Hey there! Welcome to dbt!
Based on the original post, here are a couple assumptions I’m making and an example approach below.
Assumptions:
-
blah
is available to dbt as a source - We’re only interested in two columns (
column_name
,other_column
)
With those assumptions, I’m thinking some Jinja is all you’d need to clean up the model.
Example:
This model, stg_foobar
, basically replaces your create table
by getting everything from blah
loaded into foobar
. You can schedule dbt to run this model as often as you need to make sure foobar
has all the data needed from blah
, assuming there is something in the omitted code that results in foobar
not just being a copy of blah
.
stg_foobar.sql
select * from {{ source(‘blah_container’, ‘blah_table’) }}
I imagine this next model, categorized_foobar
, as a view, but it could be a table. The point here is that you don’t need to go back and constantly update any tables.
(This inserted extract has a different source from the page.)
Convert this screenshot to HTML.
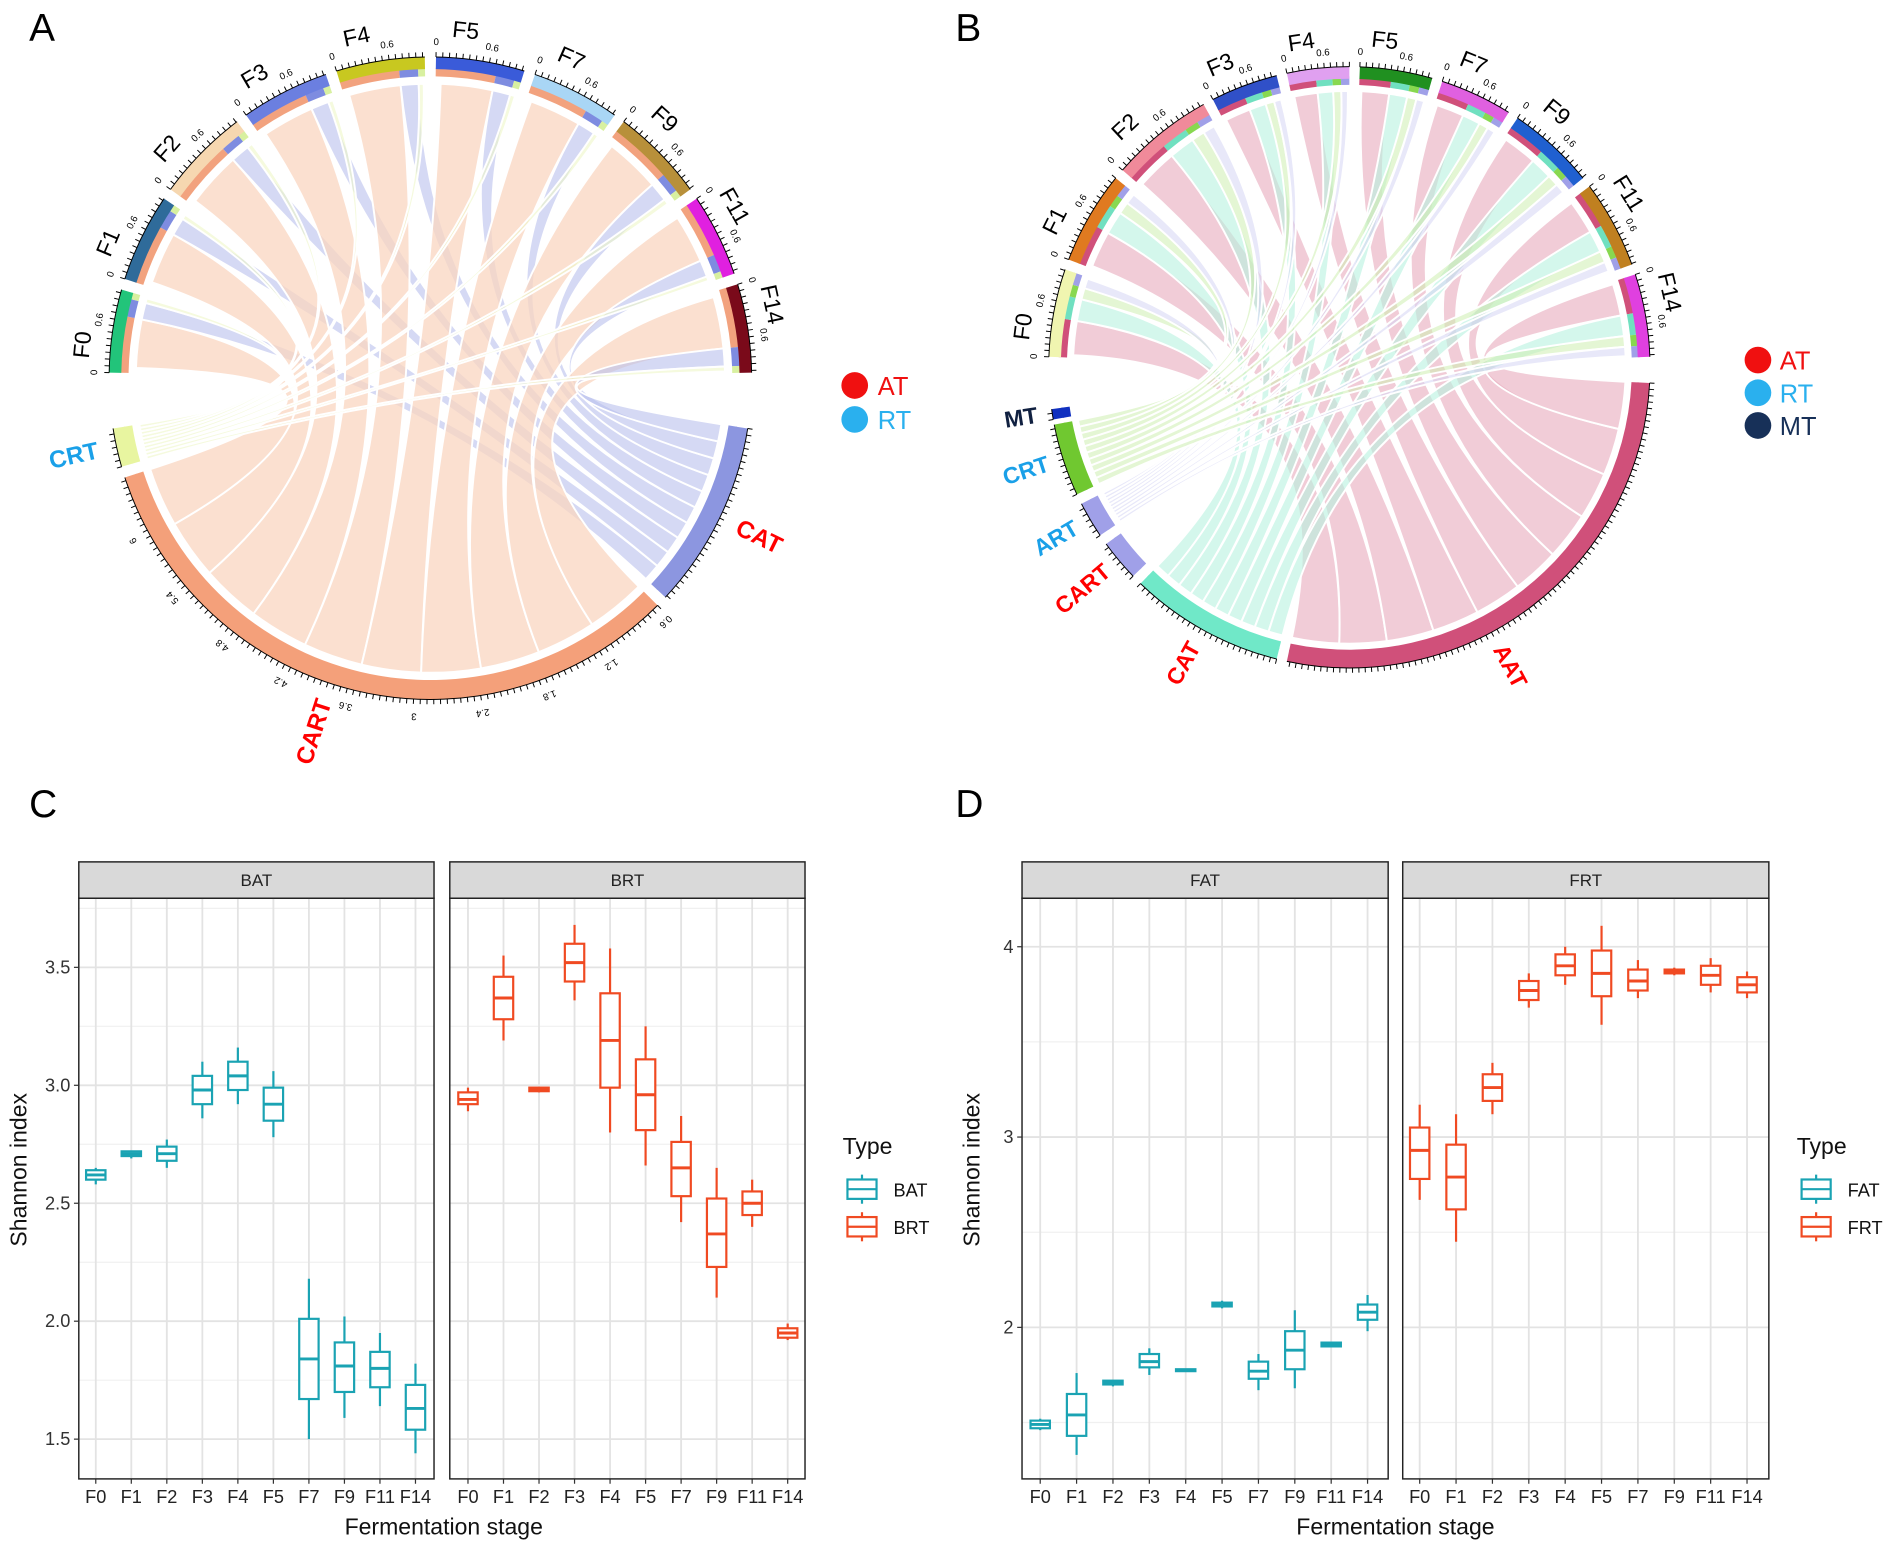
<!DOCTYPE html>
<html><head><meta charset="utf-8">
<style>
html,body{margin:0;padding:0;background:#fff;}
svg{display:block;font-family:"Liberation Sans",Arial,sans-serif;}
</style></head>
<body>
<svg id="s" width="1901" height="1548" viewBox="0 0 1568 1277" preserveAspectRatio="none" xmlns="http://www.w3.org/2000/svg">
<rect width="1568" height="1277" fill="#fff"/>
<text x="24" y="34" font-size="32">A</text>
<text x="788" y="34" font-size="32">B</text>
<text x="24" y="674" font-size="32">C</text>
<text x="788" y="674" font-size="32">D</text>
</svg>
<script>
const S=document.getElementById('s');const NS='http://www.w3.org/2000/svg';
function el(t,a,p){const e=document.createElementNS(NS,t);for(const k in a)e.setAttribute(k,a[k]);(p||S).appendChild(e);return e;}
function txt(x,y,s,a){const e=el('text',Object.assign({x:x,y:y},a||{}));e.textContent=s;return e;}
const R=Math.PI/180;
function P(cx,cy,r,a){return [cx+r*Math.cos(a*R),cy+r*Math.sin(a*R)];}
function annulus(cx,cy,r1,r2,a1,a2,fill){
 const l=(a2-a1)>180?1:0;const p1=P(cx,cy,r2,a1),p2=P(cx,cy,r2,a2),p3=P(cx,cy,r1,a2),p4=P(cx,cy,r1,a1);
 el('path',{d:`M${p1} A${r2} ${r2} 0 ${l} 1 ${p2} L${p3} A${r1} ${r1} 0 ${l} 0 ${p4}Z`,fill:fill});}
function ribbon(cx,cy,r,a1,a2,b1,b2,fill,op){
 const A1=P(cx,cy,r,a1),A2=P(cx,cy,r,a2),B1=P(cx,cy,r,b1),B2=P(cx,cy,r,b2);
 el('path',{d:`M${A1} A${r} ${r} 0 0 1 ${A2} Q${cx} ${cy} ${B1} A${r} ${r} 0 0 1 ${B2} Q${cx} ${cy} ${A1}Z`,fill:fill,'fill-opacity':op,stroke:'#fff','stroke-width':1.6});}
function ticks(cx,cy,r,a1,a2,step){
 for(let a=a1;a<=a2;a+=step){const p=P(cx,cy,r,a),q=P(cx,cy,r+4,a);el('line',{x1:p[0],y1:p[1],x2:q[0],y2:q[1],stroke:'#000','stroke-width':0.8});}
 const p=P(cx,cy,r,a1),q=P(cx,cy,r,a2);const l=(a2-a1)>180?1:0;
 el('path',{d:`M${p} A${r} ${r} 0 ${l} 1 ${q}`,fill:'none',stroke:'#000','stroke-width':0.8});}
function lab(cx,cy,r,a,s,attrs){const p=P(cx,cy,r,a);let rot=a+90;
 txt(p[0],p[1],s,Object.assign({'text-anchor':'middle','dominant-baseline':'middle',transform:`rotate(${rot} ${p[0]} ${p[1]})`},attrs));}
function labR(cx,cy,r,a,s,attrs){const p=P(cx,cy,r,a);let rot=a<90?a:a-180;
 txt(p[0],p[1],s,Object.assign({'text-anchor':'middle','dominant-baseline':'middle',transform:`rotate(${rot} ${p[0]} ${p[1]})`},attrs));}

/* ===== Chord A ===== */
(function(){
const cx=355,cy=312,ro=265,rt=253,rc=243;
const top=[['F0',181,196,'#22c47a'],['F1',198,214,'#2f6b9a'],['F2',216,233,'#f6d7b0'],['F3',235,251,'#6b7fe0'],['F4',253,269,'#c8c820'],['F5',271,287,'#3a5bd9'],['F7',289,305,'#a9d6f5'],['F9',307,324,'#b8903a'],['F11',326,341,'#e020e0'],['F14',343,359,'#7a0a1a']];
const bot=[['CAT',9,43,'#8c96e0','red'],['CART',45,162,'#f4a07a','red'],['CRT',164,171,'#e8f5a0','#1aa0e8']];
const n=top.length;
const cartW=117/n,catW=34/n,crtW=7/n;
top.forEach((s,i)=>{const a=s[1],b=s[2],w=b-a;
 const o1=a+1,o2=a+w*0.70, bl1=o2, bl2=o2+w*0.22, g1=bl2,g2=b-0.3;
 ribbon(cx,cy,rc,o1,o2,162-(i+1)*cartW,162-i*cartW,'#f9d5c0',0.75);
 ribbon(cx,cy,rc,bl1,bl2,43-(i+1)*catW,43-i*catW,'#b9bfec',0.6);
 ribbon(cx,cy,rc,g1,g2,171-(i+1)*crtW,171-i*crtW,'#eef6c8',0.6);
 annulus(cx,cy,rt-4,rt+3,a,o2,'#f2a27e');annulus(cx,cy,rt-4,rt+3,bl1,bl2,'#7e8ce0');annulus(cx,cy,rt-4,rt+3,g1,b,'#d8f0a0');
 annulus(cx,cy,ro-10,ro,a,b,s[3]);ticks(cx,cy,ro,a,b,1.2);
 lab(cx,cy,ro+22,a+w*0.3,s[0],{'font-size':19});
 lab(cx,cy,ro+12,a,'0',{'font-size':8});lab(cx,cy,ro+12,a+w*0.6,'0.6',{'font-size':8});
});
bot.forEach(s=>{annulus(cx,cy,ro-10,ro,s[1],s[2],s[3]);annulus(cx,cy,rt-4,rt+3,s[1],s[2],s[3]);ticks(cx,cy,ro,s[1],s[2],1.2);
 const m=(s[1]+s[2])/2;labR(cx,cy,ro+18+s[0].length*6,s[0]=='CART'?108:m,s[0],{'font-size':20,'font-weight':'bold',fill:s[4]});});
for(let k=0;k<10;k++){lab(cx,cy,ro+14,46+k*11.7,['0.6','1.2','1.8','2.4','3','3.6','4.2','4.8','5.4','6'][k],{'font-size':8});}
el('circle',{cx:705,cy:318,r:11,fill:'#f01010'});txt(724,326,'AT',{'font-size':21,fill:'#f01010'});
el('circle',{cx:705,cy:346,r:11,fill:'#2ab0ee'});txt(724,354,'RT',{'font-size':21,fill:'#2ab0ee'});
})();

/* ===== Chord B ===== */
(function(){
const cx=1113,cy=303,ro=248,rt=237,rc=228;
const top=[['F0',182,199,'#f0f5b0'],['F1',201,219,'#e07a20'],['F2',221,241,'#f08a9a'],['F3',243,256,'#3050c8'],['F4',258,270,'#e0a0f0'],['F5',272,286,'#209020'],['F7',288,302,'#e060e0'],['F9',304,321,'#2060d0'],['F11',323,340,'#c08020'],['F14',342,358,'#e040e0']];
const bot=[['AAT',3,102,'#d0507a','red'],['CAT',104,134,'#70e8c8','red'],['CART',136,144,'#a0a0e8','red'],['ART',146,153,'#a0a0e8','#1aa0e8'],['CRT',155,169,'#70c830','#1aa0e8'],['MT',170,172,'#1030c0','#102040']];
top.forEach((s,i)=>{const a=s[1],b=s[2],w=b-a;
 const p1=a+w*0.45, c1=a+w*0.72, g1=a+w*0.86;
 ribbon(cx,cy,rc,a+0.5,p1,102-(i+1)*9.9,102-i*9.9,'#eab0c2',0.65);
 ribbon(cx,cy,rc,p1,c1,134-(i+1)*3,134-i*3,'#b8f2e0',0.6);
 ribbon(cx,cy,rc,c1,g1,169-(i+1)*1.4,169-i*1.4,'#cdeeb0',0.55);
 ribbon(cx,cy,rc,g1,b-0.3,153-(i+1)*0.7,153-i*0.7,'#d6d6f4',0.55);
 annulus(cx,cy,rt-4,rt+3,a,p1,'#d0507a');annulus(cx,cy,rt-4,rt+3,p1,c1,'#70e0c0');annulus(cx,cy,rt-4,rt+3,c1,g1,'#88d850');annulus(cx,cy,rt-4,rt+3,g1,b,'#a0a0e8');
 annulus(cx,cy,ro-10,ro,a,b,s[3]);ticks(cx,cy,ro,a,b,1.2);
 lab(cx,cy,ro+22,a+w*0.3,s[0],{'font-size':19});
 lab(cx,cy,ro+12,a,'0',{'font-size':8});lab(cx,cy,ro+12,a+w*0.6,'0.6',{'font-size':8});
});
bot.forEach(s=>{annulus(cx,cy,ro-10,ro,s[1],s[2],s[3]);annulus(cx,cy,rt-4,rt+3,s[1],s[2],s[3]);ticks(cx,cy,ro,s[1],s[2],1.2);
 const m=(s[1]+s[2])/2;labR(cx,cy,ro+14+s[0].length*6,s[0]=='AAT'?62:m,s[0],{'font-size':19,'font-weight':'bold',fill:s[4]});});
el('circle',{cx:1450,cy:297,r:11,fill:'#f01010'});txt(1468,305,'AT',{'font-size':21,fill:'#f01010'});
el('circle',{cx:1450,cy:324,r:11,fill:'#2ab0ee'});txt(1468,332,'RT',{'font-size':21,fill:'#2ab0ee'});
el('circle',{cx:1450,cy:351,r:11,fill:'#173058'});txt(1468,359,'MT',{'font-size':21,fill:'#173058'});
})();

/* ===== Box plots ===== */
const TEAL='#1aa3b3',RED='#f04a22';
const XL=['F0','F1','F2','F3','F4','F5','F7','F9','F11','F14'];
function facet(x0,x1,ytop,ybot,strip,yv,data,color,major,minor,xstart,dx,ylabels){
 el('rect',{x:x0,y:ytop,width:x1-x0,height:30,fill:'#d9d9d9',stroke:'#222','stroke-width':1.2});
 txt((x0+x1)/2,ytop+20,strip,{'font-size':14,'text-anchor':'middle',fill:'#222'});
 const py=ytop+30;
 minor.forEach(v=>{const y=yv(v);el('line',{x1:x0,x2:x1,y1:y,y2:y,stroke:'#f0f0f0','stroke-width':1});});
 major.forEach(v=>{const y=yv(v);el('line',{x1:x0,x2:x1,y1:y,y2:y,stroke:'#e3e3e3','stroke-width':1.5});});
 for(let i=0;i<10;i++){const x=xstart+i*dx;el('line',{x1:x,x2:x,y1:py,y2:ybot,stroke:'#e3e3e3','stroke-width':1.5});
  el('line',{x1:x,x2:x,y1:ybot,y2:ybot+4,stroke:'#333'});
  txt(x,ybot+20,XL[i],{'font-size':15,'text-anchor':'middle',fill:'#222'});}
 data.forEach((d,i)=>{const x=xstart+i*dx,hw=8;const [lo,q1,m,q3,hi]=d.map(yv);
  el('line',{x1:x,x2:x,y1:lo,y2:q1,stroke:color,'stroke-width':1.8});
  el('line',{x1:x,x2:x,y1:q3,y2:hi,stroke:color,'stroke-width':1.8});
  el('rect',{x:x-hw,y:q3,width:2*hw,height:Math.max(q1-q3,1),fill:'#fff',stroke:color,'stroke-width':1.8});
  el('line',{x1:x-hw,x2:x+hw,y1:m,y2:m,stroke:color,'stroke-width':2.4});});
 el('rect',{x:x0,y:py,width:x1-x0,height:ybot-py,fill:'none',stroke:'#222','stroke-width':1.2});
 if(ylabels){major.forEach(v=>{const y=yv(v);el('line',{x1:x0-4,x2:x0,y1:y,y2:y,stroke:'#333'});
  txt(x0-7,y+5,ylabels(v),{'font-size':15,'text-anchor':'end',fill:'#333'});});}
}
const yC=v=>798+(3.5-v)*194.6;
const BAT=[[2.58,2.60,2.62,2.64,2.65],[2.69,2.70,2.71,2.72,2.72],[2.65,2.68,2.71,2.74,2.77],[2.86,2.92,2.98,3.04,3.10],[2.92,2.98,3.04,3.10,3.16],[2.78,2.85,2.92,2.99,3.06],[1.50,1.67,1.84,2.01,2.18],[1.59,1.70,1.81,1.91,2.02],[1.64,1.72,1.80,1.87,1.95],[1.44,1.54,1.63,1.73,1.82]];
const BRT=[[2.89,2.92,2.94,2.97,2.99],[3.19,3.28,3.37,3.46,3.55],[2.97,2.975,2.98,2.99,2.99],[3.36,3.44,3.52,3.60,3.68],[2.80,2.99,3.19,3.39,3.58],[2.66,2.81,2.96,3.11,3.25],[2.42,2.53,2.65,2.76,2.87],[2.10,2.23,2.37,2.52,2.65],[2.40,2.45,2.50,2.55,2.60],[1.92,1.93,1.95,1.97,1.99]];
facet(65,358,711,1220,'BAT',yC,BAT,TEAL,[1.5,2,2.5,3,3.5],[1.75,2.25,2.75,3.25,3.75],79,29.3,v=>v.toFixed(1));
facet(371,664,711,1220,'BRT',yC,BRT,RED,[1.5,2,2.5,3,3.5],[1.75,2.25,2.75,3.25,3.75],386,29.3,null);
txt(366,1266,'Fermentation stage',{'font-size':19,'text-anchor':'middle',fill:'#111'});
txt(22,965,'Shannon index',{'font-size':19,'text-anchor':'middle',fill:'#111',transform:'rotate(-90 22 965)'});
const yD=v=>781+(4-v)*157;
const FAT=[[1.46,1.47,1.49,1.51,1.52],[1.33,1.43,1.54,1.65,1.76],[1.69,1.70,1.71,1.72,1.72],[1.75,1.79,1.82,1.86,1.89],[1.77,1.77,1.775,1.78,1.78],[2.10,2.11,2.12,2.13,2.14],[1.67,1.73,1.77,1.82,1.86],[1.68,1.78,1.88,1.98,2.09],[1.90,1.90,1.91,1.92,1.92],[1.98,2.04,2.08,2.12,2.17]];
const FRT=[[2.67,2.78,2.93,3.05,3.17],[2.45,2.62,2.79,2.96,3.12],[3.12,3.19,3.26,3.33,3.39],[3.68,3.72,3.77,3.82,3.86],[3.80,3.85,3.90,3.96,4.00],[3.59,3.74,3.86,3.98,4.11],[3.73,3.77,3.82,3.88,3.93],[3.85,3.86,3.87,3.88,3.89],[3.76,3.80,3.85,3.90,3.94],[3.73,3.76,3.80,3.84,3.87]];
facet(843,1145,711,1220,'FAT',yD,FAT,TEAL,[2,3,4],[1.5,2.5,3.5],858,30,v=>String(v));
facet(1157,1459,711,1220,'FRT',yD,FRT,RED,[2,3,4],[1.5,2.5,3.5],1171,30,null);
txt(1151,1266,'Fermentation stage',{'font-size':19,'text-anchor':'middle',fill:'#111'});
txt(808,965,'Shannon index',{'font-size':19,'text-anchor':'middle',fill:'#111',transform:'rotate(-90 808 965)'});
function legend(x,labels){txt(x,952,'Type',{'font-size':19,fill:'#111'});
 [[TEAL,981],[RED,1012]].forEach((c,i)=>{const y=c[1];el('rect',{x:x+4,y:y-8,width:24,height:16,fill:'#fff',stroke:c[0],'stroke-width':1.8});
  el('line',{x1:x+4,x2:x+28,y1:y,y2:y,stroke:c[0],'stroke-width':1.8});
  el('line',{x1:x+16,x2:x+16,y1:y-12,y2:y-8,stroke:c[0],'stroke-width':1.8});el('line',{x1:x+16,x2:x+16,y1:y+8,y2:y+12,stroke:c[0],'stroke-width':1.8});
  txt(x+42,y+6,labels[i],{'font-size':15,fill:'#111'});});}
legend(695,['BAT','BRT']);legend(1482,['FAT','FRT']);
</script>
</body></html>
Rather, you create this model to build on top of stg_foobar
so that anytime data is read from categorized_foobar
, it’s automatically using the evaluated columns.
The Jinja mappings
is a variable you can use to cleanly define your mapping rules in a single place and prevent yourself from having to write a lengthy case statement.
categorized_foobar.sql
{% set mappings = {'something': 'boo', 'something-else': 'boo-else'} %}
with source as (
select * from {{ ref(‘stg_foobar’) }}
),
final as (
select
case
{% for old, new in mappings %}
when other_column like ‘{{old}}’ then ‘{{new}}’
{% endfor %}
end as column_name
from
source
)
select * from final
Of course, if the complexity of the string matching is the crux of the problem here (that doesn’t stand out to me in the original question), we might look at another approach.
P.S. I’m drafting this up without access to run/test it, so you may run into some syntax issues, but I think conceptually it should work.